If you receive a ticket in Indiana while attending college, contact the court clerk within 10 days of the citation date to request a court date or payment plan. Most Indiana counties allow payment plans for fines over $200. Missing your court date or ignoring the ticket creates the warrant that triggers BMV suspension.
Once a warrant is issued, you must resolve it in person with the court—BMV cannot lift the suspension until the court clears the warrant and submits official notice. For students attending school far from the county where the ticket was issued, this creates logistical challenges. Some counties allow remote warrant resolution through an attorney or by affidavit, but most require in-person appearance. Plan for travel time and coordinate with the court clerk in advance.

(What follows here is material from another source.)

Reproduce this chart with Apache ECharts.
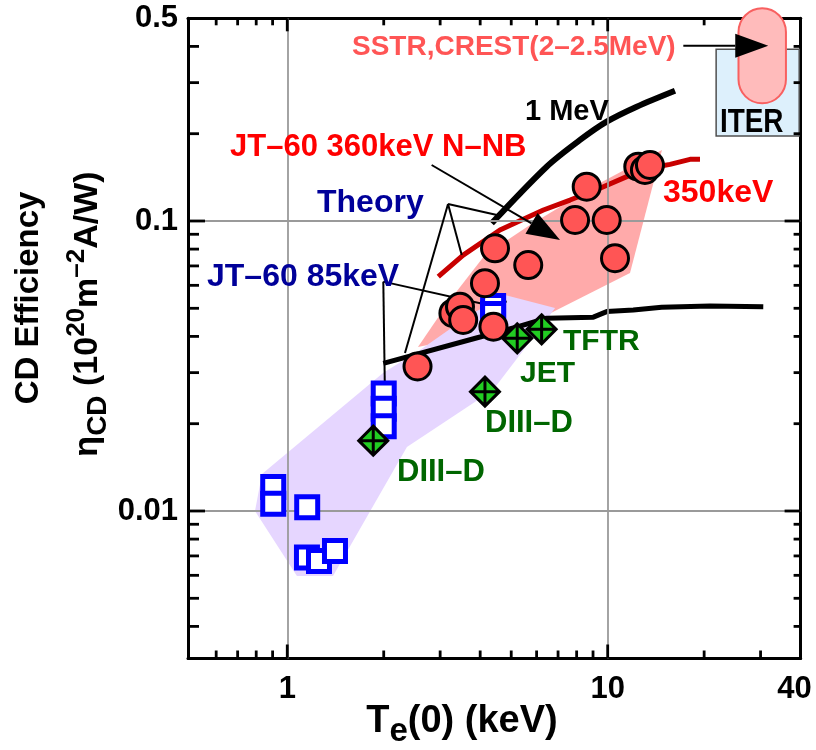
<!DOCTYPE html>
<html><head><meta charset="utf-8">
<script src="https://cdn.jsdelivr.net/npm/echarts@6/dist/echarts.min.js"></script>
<style>html,body{margin:0;padding:0;background:#fff}#c{width:816px;height:750px}</style>
</head><body><div id="c"></div>
<script>
// ---------------- data ----------------
const xRange = [0.49, 40];
const yRange = [0.0031, 0.5];
const xTickValues = [1, 10, 40];
const xTickLabels = ['1', '10', '40'];
const yTickValues = [0.01, 0.1, 0.5];
const yTickLabels = ['0.01', '0.1', '0.5'];
const xMajorTicks = [1, 10];
const yMajorTicks = [0.01, 0.1];
const xMinorTicks = [0.6, 0.7, 0.8, 0.9, 2, 3, 4, 5, 6, 7, 8, 9, 20, 30];
const yMinorTicks = [0.004, 0.005, 0.006, 0.007, 0.008, 0.009, 0.02, 0.03, 0.04, 0.05, 0.06, 0.07, 0.08, 0.09, 0.2, 0.3, 0.4];
const gridX = [1, 10];
const gridY = [0.01, 0.1];

// JT-60 360keV N-NB experiments (red circles)
const jt60NNB = [[2.55,0.0315],[3.30,0.0481],[3.46,0.0506],[3.54,0.0456],[4.14,0.0610],[4.40,0.0432],[4.45,0.0805],[5.65,0.0705],[7.91,0.1008],[8.60,0.1313],[9.93,0.1008],[10.54,0.0744],[12.46,0.1539],[13.07,0.150],[13.55,0.1560]];
// JT-60 85keV experiments (blue squares)
const jt60NB = [[4.39,0.0509],[4.39,0.0478],[2.0,0.0254],[2.0,0.0225],[2.0,0.0196],[0.904,0.0121],[0.904,0.0106],[1.154,0.0103],[1.152,0.00691],[1.256,0.00672],[1.409,0.00728]];
// other tokamaks (green diamonds): DIII-D, DIII-D, JET, TFTR
const tokamaks = [[1.855,0.01748],[4.14,0.02579],[5.22,0.03941],[6.22,0.04232]];
// theory curves
const theory350keV = [[2.96,0.0643],[3.54,0.0763],[4.61,0.0931],[6.30,0.1091],[7.63,0.1181],[9.46,0.1297],[11.47,0.1422],[14.22,0.1539],[15.65,0.1568],[18.07,0.1632],[19.41,0.1632]];
const theory1MeV = [[4.345,0.0982],[6.45,0.1539],[8.20,0.1903],[9.93,0.2200],[12.32,0.2478],[16.22,0.2813]];
const theory85keV = [[1.994,0.0323],[3.995,0.0398],[5.32,0.0434],[6.45,0.0462],[9.02,0.0466],[9.93,0.0487],[12.02,0.0493],[14.74,0.0504],[20.86,0.0509],[30.59,0.0506]];
// shaded regions
const nnbRegion = [[2.558,0.03678],[3.22,0.0534],[4.14,0.0763],[5.72,0.0969],[9.46,0.1352],[14.77,0.1757],[11.74,0.0662],[6.37,0.0470],[4.61,0.0421]];
const nbRegion = [[0.793,0.0100],[0.834,0.01341],[1.990,0.02991],[2.596,0.03591],[3.717,0.04742],[4.78,0.05557],[6.85,0.0501],[6.37,0.04485],[4.385,0.02614],[2.363,0.01662],[1.389,0.00597],[1.072,0.00597]];
const iterBox = [21.8, 0.1964, 39.6, 0.3908];
const reactorRange = [25.6, 0.2546, 36.0, 0.5413];
// annotation leader lines: [x1, y1, x2, y2]
const arrowLines = [
  [2.822, 0.156, 7.10, 0.0860],
  [17.22, 0.4023, 31.7, 0.4023]
];
const leaderLines = [
  [3.175, 0.1145, 4.513, 0.1049],
  [3.175, 0.1145, 3.503, 0.0763],
  [3.175, 0.1145, 2.330, 0.03506],
  [1.994, 0.0618, 4.513, 0.0505],
  [1.994, 0.0618, 2.018, 0.02492],
  [1.855, 0.0249, 2.168, 0.0249],
  [3.995, 0.0527, 4.84, 0.0527]
];

// ---------------- chart ----------------
const FF = '"Liberation Sans", Arial, sans-serif';
const chart = echarts.init(document.getElementById('c'), null, {renderer: 'canvas'});

function labelFrom(values, labels) {
  return function (v) {
    for (let i = 0; i < values.length; i++) {
      if (Math.abs(values[i] - v) / values[i] < 1e-4) return labels[i] === '40' ? '{r|40}' : labels[i];
    }
    return '';
  };
}
function polygonSeries(points, color, z) {
  return {
    type: 'custom', coordinateSystem: 'cartesian2d', z: z, silent: true, clip: false,
    data: points,
    renderItem: function (params, api) {
      if (params.dataIndex !== 0) return null;
      return {type: 'polygon', shape: {points: points.map(p => api.coord(p))}, style: {fill: color}};
    }
  };
}
function boxSeries(box, fill, stroke, lw, rounded, z) {
  return {
    type: 'custom', coordinateSystem: 'cartesian2d', z: z, silent: true, clip: false,
    data: [box],
    encode: {x: [0, 2], y: [1, 3]},
    renderItem: function (params, api) {
      const a = api.coord([api.value(0), api.value(1)]), b = api.coord([api.value(2), api.value(3)]);
      const x = Math.min(a[0], b[0]), y = Math.min(a[1], b[1]);
      const w = Math.abs(b[0] - a[0]), h = Math.abs(b[1] - a[1]);
      return {type: 'rect', shape: {x: x, y: y, width: w, height: h, r: rounded ? w / 2 : 0},
        style: {fill: fill, stroke: stroke, lineWidth: lw}};
    }
  };
}
function segmentSeries(segs, withHead, z) {
  return {
    type: 'custom', coordinateSystem: 'cartesian2d', z: z, silent: true, clip: false,
    data: segs,
    encode: {x: [0, 2], y: [1, 3]},
    renderItem: function (params, api) {
      const p0 = api.coord([api.value(0), api.value(1)]);
      const p1 = api.coord([api.value(2), api.value(3)]);
      const children = [];
      if (!withHead) {
        children.push({type: 'line', shape: {x1: p0[0], y1: p0[1], x2: p1[0], y2: p1[1]},
          style: {stroke: '#000', lineWidth: 2}});
      } else {
        const dx = p1[0] - p0[0], dy = p1[1] - p0[1];
        const len = Math.sqrt(dx * dx + dy * dy), ux = dx / len, uy = dy / len;
        const L = 33, W = 12;
        const bx = p1[0] - ux * L, by = p1[1] - uy * L;
        children.push({type: 'line', shape: {x1: p0[0], y1: p0[1], x2: bx, y2: by},
          style: {stroke: '#000', lineWidth: 2}});
        children.push({type: 'polygon', shape: {points: [[p1[0], p1[1]], [bx - uy * W, by + ux * W], [bx + uy * W, by - ux * W]]},
          style: {fill: '#000'}});
      }
      return {type: 'group', children: children};
    }
  };
}
function frameAxis(range, position, labelOpt) {
  return {type: 'log', logBase: 10, min: range[0], max: range[1], position: position,
    axisLine: {show: true, onZero: false, lineStyle: {color: '#000', width: 3}},
    axisTick: {show: false},
    axisLabel: labelOpt || {show: false}, splitLine: {show: false}};
}

const texts = [
  {type: 'text', z: 100, x: 352, y: 47, style: {text: 'SSTR,CREST(2–2.5MeV)', fill: '#FF5555', font: 'bold 28px ' + FF, textAlign: 'left', textVerticalAlign: 'middle'}},
  {type: 'text', z: 100, x: 525, y: 112, style: {text: '1 MeV', fill: '#000', font: 'bold 29px ' + FF, textAlign: 'left', textVerticalAlign: 'middle'}},
  {type: 'text', z: 100, x: 230, y: 147, style: {text: 'JT–60 360keV N–NB', fill: '#FF0000', font: 'bold 31px ' + FF, textAlign: 'left', textVerticalAlign: 'middle'}},
  {type: 'text', z: 100, x: 663, y: 193, style: {text: '350keV', fill: '#FF0000', font: 'bold 32px ' + FF, textAlign: 'left', textVerticalAlign: 'middle'}},
  {type: 'text', z: 100, x: 317, y: 203, style: {text: 'Theory', fill: '#000099', font: 'bold 32px ' + FF, textAlign: 'left', textVerticalAlign: 'middle'}},
  {type: 'text', z: 100, x: 207, y: 277, style: {text: 'JT–60 85keV', fill: '#000099', font: 'bold 32px ' + FF, textAlign: 'left', textVerticalAlign: 'middle'}},
  {type: 'text', z: 100, x: 563, y: 342, style: {text: 'TFTR', fill: '#006600', font: 'bold 30px ' + FF, textAlign: 'left', textVerticalAlign: 'middle'}},
  {type: 'text', z: 100, x: 520, y: 374, style: {text: 'JET', fill: '#006600', font: 'bold 30px ' + FF, textAlign: 'left', textVerticalAlign: 'middle'}},
  {type: 'text', z: 100, x: 485, y: 423, style: {text: 'DIII–D', fill: '#006600', font: 'bold 31px ' + FF, textAlign: 'left', textVerticalAlign: 'middle'}},
  {type: 'text', z: 100, x: 397, y: 472, style: {text: 'DIII–D', fill: '#006600', font: 'bold 31px ' + FF, textAlign: 'left', textVerticalAlign: 'middle'}},
  {type: 'text', z: 100, x: 720, y: 123, scaleX: 0.82, style: {text: 'ITER', fill: '#000', font: 'bold 34px ' + FF, textAlign: 'left', textVerticalAlign: 'middle'}},
  {type: 'text', z: 100, x: 29, y: 298, rotation: Math.PI / 2,
    style: {text: 'CD Efficiency', fill: '#000', font: 'bold 33px ' + FF, textAlign: 'center', textVerticalAlign: 'middle'}},
  {type: 'text', z: 100, x: 88, y: 314, rotation: Math.PI / 2,
    style: {text: '{m|η}{s|CD}{m| (10}{p|20}{m|m}{p|–2}{m|A/W)}', fill: '#000', textAlign: 'center', textVerticalAlign: 'middle',
      rich: {
        m: {fontSize: 34, fontWeight: 'bold', fontFamily: FF, lineHeight: 48, verticalAlign: 'middle', fill: '#000'},
        s: {fontSize: 28, fontWeight: 'bold', fontFamily: FF, lineHeight: 28, verticalAlign: 'bottom', fill: '#000'},
        p: {fontSize: 26, fontWeight: 'bold', fontFamily: FF, lineHeight: 26, verticalAlign: 'top', fill: '#000'}
      }}},
  {type: 'text', z: 100, x: 462, y: 722,
    style: {text: '{m|T}{s|e}{m|(0) (keV)}', fill: '#000', textAlign: 'center', textVerticalAlign: 'middle',
      rich: {
        m: {fontSize: 38, fontWeight: 'bold', fontFamily: FF, lineHeight: 52, verticalAlign: 'middle', fill: '#000'},
        s: {fontSize: 33, fontWeight: 'bold', fontFamily: FF, lineHeight: 33, verticalAlign: 'bottom', fill: '#000'}
      }}}
];

const option = {
  animation: false,
  backgroundColor: '#fff',
  grid: {left: 188, right: 15.4, top: 18.3, bottom: 91.5, containLabel: false, outerBoundsMode: 'none'},
  xAxis: [
    frameAxis(xRange, 'bottom', {show: true, margin: 15, showMinLabel: false, showMaxLabel: true, interval: 0,
      color: '#000', fontSize: 31, fontWeight: 'bold', fontFamily: FF,
      formatter: labelFrom(xTickValues, xTickLabels),
      rich: {r: {color: '#000', fontSize: 31, fontWeight: 'bold', fontFamily: FF, padding: [0, 12, 0, 0]}}}),
    frameAxis(xRange, 'top')
  ],
  yAxis: [
    frameAxis(yRange, 'left', {show: true, margin: 10, showMinLabel: false, showMaxLabel: true, interval: 0,
      color: '#000', fontSize: 31, fontWeight: 'bold', fontFamily: FF,
      formatter: labelFrom(yTickValues, yTickLabels)}),
    frameAxis(yRange, 'right')
  ],
  series: [
    polygonSeries(nnbRegion, '#FFAAAA', 1),
    polygonSeries(nbRegion, '#E6D6FF', 1),
    boxSeries(iterBox, '#DDF0FC', '#505050', 1.5, false, 1),
    boxSeries(reactorRange, '#FFBBBB', '#F86060', 2, true, 10),
    // grid lines
    {type: 'line', data: [], z: 2, silent: true,
      markLine: {silent: true, symbol: ['none', 'none'], label: {show: false}, animation: false,
        lineStyle: {color: '#9a9a9a', width: 1.8, type: 'solid'},
        data: gridX.map(v => ({xAxis: v})).concat(gridY.map(v => ({yAxis: v})))}},
    // theory curves
    {type: 'line', name: '350keV', data: theory350keV, z: 3, showSymbol: false, symbol: 'none', silent: true,
      lineStyle: {color: '#C80000', width: 5}},
    {type: 'line', name: '1 MeV', data: theory1MeV, z: 3, showSymbol: false, symbol: 'none', silent: true, smooth: 0.3,
      lineStyle: {color: '#000', width: 6}},
    {type: 'line', name: '85keV', data: theory85keV, z: 3, showSymbol: false, symbol: 'none', silent: true,
      lineStyle: {color: '#000', width: 5}},
    // annotation lines
    segmentSeries(arrowLines, true, 11),
    segmentSeries(leaderLines, false, 5),
    // markers
    {type: 'scatter', name: 'JT-60 85keV', data: jt60NB, z: 6, symbol: 'rect', symbolSize: 21,
      itemStyle: {color: '#fff', borderColor: '#0000FF', borderWidth: 5, opacity: 1}},
    {type: 'scatter', name: 'JT-60 360keV', data: jt60NNB, z: 7, symbol: 'circle', symbolSize: 27,
      itemStyle: {color: '#FF5555', borderColor: '#000', borderWidth: 3, opacity: 1}},
    {type: 'scatter', name: 'tokamaks', data: tokamaks, z: 8,
      symbol: 'path://M0,-10 L10,0 L0,10 L-10,0 Z M0,-10 L0,10 M-10,0 L10,0', symbolSize: 29,
      itemStyle: {color: '#22CC22', borderColor: '#000', borderWidth: 3, opacity: 1}}
  ],
  graphic: texts
};
chart.setOption(option);

// ---- inward axis ticks, positioned through the chart's own log scales ----
function toPx(p) { return chart.convertToPixel({gridIndex: 0}, p); }
function tickLine(a, dx, dy) {
  return {type: 'line', z: 9, silent: true,
    shape: {x1: a[0], y1: a[1], x2: a[0] + dx, y2: a[1] + dy},
    style: {stroke: '#000', lineWidth: 2.8}};
}
const tickEls = [];
function addXTicks(values, lenBottom, lenTop) {
  values.forEach(v => {
    const b = toPx([v, yRange[0]]), t = toPx([v, yRange[1]]);
    if (b && isFinite(b[0])) {
      tickEls.push(tickLine(b, 0, -lenBottom));
      tickEls.push(tickLine(t, 0, lenTop));
    }
  });
}
function addYTicks(values, lenLeft, lenRight) {
  values.forEach(v => {
    const l = toPx([xRange[0], v]), r = toPx([xRange[1], v]);
    if (l && isFinite(l[1])) {
      tickEls.push(tickLine(l, lenLeft, 0));
      tickEls.push(tickLine(r, -lenRight, 0));
    }
  });
}
addXTicks(xMinorTicks, 8, 7);
addXTicks(xMajorTicks, 14, 13);
addYTicks(yMinorTicks, 11, 7);
addYTicks(yMajorTicks, 17, 16);
chart.setOption({graphic: texts.concat(tickEls)});
</script></body></html>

Insurance Requirements After Reinstatement
Indiana requires continuous liability insurance for all registered vehicles under IC 9-25-4. If your suspension lasted more than 30 days and you maintained vehicle registration during that period, BMV may flag your record for potential insurance lapse. You do not need SR-22 filing for unpaid ticket suspensions, but you must have active liability coverage before driving again.
If you do not own a vehicle but need to reinstate your license to maintain employment eligibility or meet internship requirements, non-owner liability insurance satisfies Indiana's financial responsibility requirement. Non-owner policies provide liability coverage when you drive vehicles you don't own—rental cars, employer vehicles, or cars borrowed from family. Premiums typically range from $25-$50 per month for drivers with clean records.
If your suspension also involved an uninsured accident or OWI conviction in addition to unpaid tickets, BMV will require SR-22 filing as part of reinstatement. Check your suspension notice or contact BMV at 888-692-6841 to confirm whether SR-22 is required in your case. Most carriers can file SR-22 electronically within 24-48 hours of policy purchase.